▶ [What the task requires]
Below is a listing to write out in full, exactly as given, without its pictures.

%%

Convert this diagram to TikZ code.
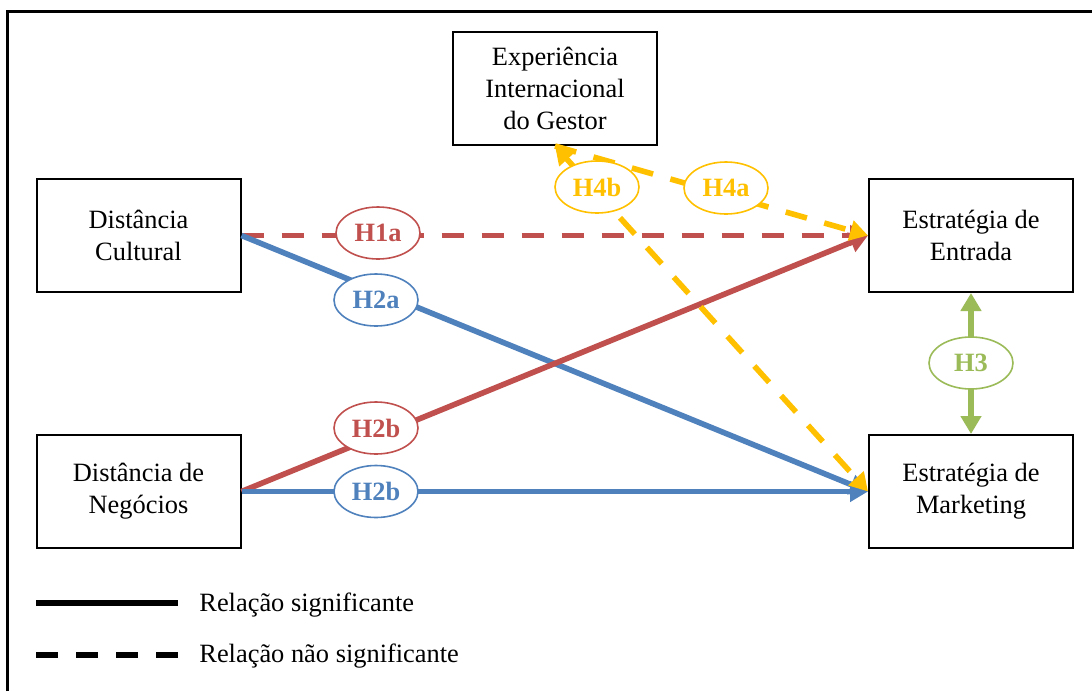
\documentclass[tikz,border=0pt]{standalone}
\usepackage{fontspec}
\setmainfont{Liberation Serif}
\usetikzlibrary{shapes.geometric,arrows.meta}

\definecolor{hred}{HTML}{C0504D}
\definecolor{hblue}{HTML}{4F81BD}
\definecolor{hgold}{HTML}{FFC000}
\definecolor{hgreen}{HTML}{9BBB59}

\begin{document}
\begin{tikzpicture}
	[x=0.5pt,y=-0.5pt,
	box/.style={draw,line width=1pt,minimum width=102pt,minimum height=56.5pt,align=center,font=\fontsize{13.2}{16}\selectfont},
	hyp/.style={ellipse,fill=white,line width=0.8pt,minimum width=42pt,minimum height=26pt,inner sep=0pt,font=\fontsize{13.2}{16}\selectfont\bfseries},
	link/.style={line width=2.8pt,-{Triangle[length=9pt,width=10pt]}},
	twoway/.style={line width=2.8pt,{Triangle[length=9pt,width=10pt]}-{Triangle[length=9pt,width=10pt]}},
	nsig/.style={dash pattern=on 11pt off 9pt}]

	\useasboundingbox (0,0) rectangle (1092,691);
	\draw[line width=1.5pt] (7,691) -- (7,11) -- (1092,11);

	\node[box] (C) at (138.5,235.5) {Distância\\Cultural};
	\node[box] (N) at (138.5,491.5) {Distância de\\Negócios};
	\node[box] (X) at (555,88.5) {Experiência\\Internacional\\do Gestor};
	\node[box] (E) at (971,235.5) {Estratégia de\\Entrada};
	\node[box] (M) at (971,491.5) {Estratégia de\\Marketing};

	\draw[link,nsig,hred] (C.east) -- (E.west);
	\draw[link,hblue] (C.east) -- (M.west);
	\draw[link,hred] (N.east) -- (E.west);
	\draw[link,hblue] (N.east) -- (M.west);
	\draw[link,nsig,hgold] (X.south) -- (E.west);
	\draw[twoway,nsig,hgold] (X.south) -- (M.west);
	\draw[twoway,hgreen] (E.south) -- (M.north);

	\node[hyp,draw=hred,text=hred] (h1a) at (378,233) {H1a};
	\node[hyp,draw=hblue,text=hblue] (h2a) at (376,300) {H2a};
	\node[hyp,draw=hred,text=hred] (h2br) at (376,428) {H2b};
	\node[hyp,draw=hblue,text=hblue] (h2bb) at (376,491.5) {H2b};
	\node[hyp,draw=hgold,text=hgold] (h4b) at (597,187) {H4b};
	\node[hyp,draw=hgold,text=hgold] (h4a) at (726,188) {H4a};
	\node[hyp,draw=hgreen,text=hgreen] (h3) at (971,363) {H3};

	% legenda
	\coordinate (s1) at (36,603);
	\coordinate (s2) at (178,603);
	\coordinate (n1) at (36,655);
	\coordinate (n2) at (178,655);
	\draw[line width=2.8pt] (s1) -- (s2);
	\draw[line width=2.8pt,nsig] (n1) -- (n2);
	\node[anchor=west,inner sep=0pt,font=\fontsize{13.2}{16}\selectfont] (sig) at (199,605) {Relação significante};
	\node[anchor=west,inner sep=0pt,font=\fontsize{13.2}{16}\selectfont] (nsg) at (199,656) {Relação não significante};
\end{tikzpicture}
\end{document}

%%

▶ [Answer in full]
Convert this diagram to TikZ code.
\documentclass[tikz,border=0pt]{standalone}
\usepackage{fontspec}
\setmainfont{Liberation Serif}
\usetikzlibrary{shapes.geometric,arrows.meta}

\definecolor{hred}{HTML}{C0504D}
\definecolor{hblue}{HTML}{4F81BD}
\definecolor{hgold}{HTML}{FFC000}
\definecolor{hgreen}{HTML}{9BBB59}

\begin{document}
\begin{tikzpicture}
	[x=0.5pt,y=-0.5pt,
	box/.style={draw,line width=1pt,minimum width=102pt,minimum height=56.5pt,align=center,font=\fontsize{13.2}{16}\selectfont},
	hyp/.style={ellipse,fill=white,line width=0.8pt,minimum width=42pt,minimum height=26pt,inner sep=0pt,font=\fontsize{13.2}{16}\selectfont\bfseries},
	link/.style={line width=2.8pt,-{Triangle[length=9pt,width=10pt]}},
	twoway/.style={line width=2.8pt,{Triangle[length=9pt,width=10pt]}-{Triangle[length=9pt,width=10pt]}},
	nsig/.style={dash pattern=on 11pt off 9pt}]

	\useasboundingbox (0,0) rectangle (1092,691);
	\draw[line width=1.5pt] (7,691) -- (7,11) -- (1092,11);

	\node[box] (C) at (138.5,235.5) {Distância\\Cultural};
	\node[box] (N) at (138.5,491.5) {Distância de\\Negócios};
	\node[box] (X) at (555,88.5) {Experiência\\Internacional\\do Gestor};
	\node[box] (E) at (971,235.5) {Estratégia de\\Entrada};
	\node[box] (M) at (971,491.5) {Estratégia de\\Marketing};

	\draw[link,nsig,hred] (C.east) -- (E.west);
	\draw[link,hblue] (C.east) -- (M.west);
	\draw[link,hred] (N.east) -- (E.west);
	\draw[link,hblue] (N.east) -- (M.west);
	\draw[link,nsig,hgold] (X.south) -- (E.west);
	\draw[twoway,nsig,hgold] (X.south) -- (M.west);
	\draw[twoway,hgreen] (E.south) -- (M.north);

	\node[hyp,draw=hred,text=hred] (h1a) at (378,233) {H1a};
	\node[hyp,draw=hblue,text=hblue] (h2a) at (376,300) {H2a};
	\node[hyp,draw=hred,text=hred] (h2br) at (376,428) {H2b};
	\node[hyp,draw=hblue,text=hblue] (h2bb) at (376,491.5) {H2b};
	\node[hyp,draw=hgold,text=hgold] (h4b) at (597,187) {H4b};
	\node[hyp,draw=hgold,text=hgold] (h4a) at (726,188) {H4a};
	\node[hyp,draw=hgreen,text=hgreen] (h3) at (971,363) {H3};

	% legenda
	\coordinate (s1) at (36,603);
	\coordinate (s2) at (178,603);
	\coordinate (n1) at (36,655);
	\coordinate (n2) at (178,655);
	\draw[line width=2.8pt] (s1) -- (s2);
	\draw[line width=2.8pt,nsig] (n1) -- (n2);
	\node[anchor=west,inner sep=0pt,font=\fontsize{13.2}{16}\selectfont] (sig) at (199,605) {Relação significante};
	\node[anchor=west,inner sep=0pt,font=\fontsize{13.2}{16}\selectfont] (nsg) at (199,656) {Relação não significante};
\end{tikzpicture}
\end{document}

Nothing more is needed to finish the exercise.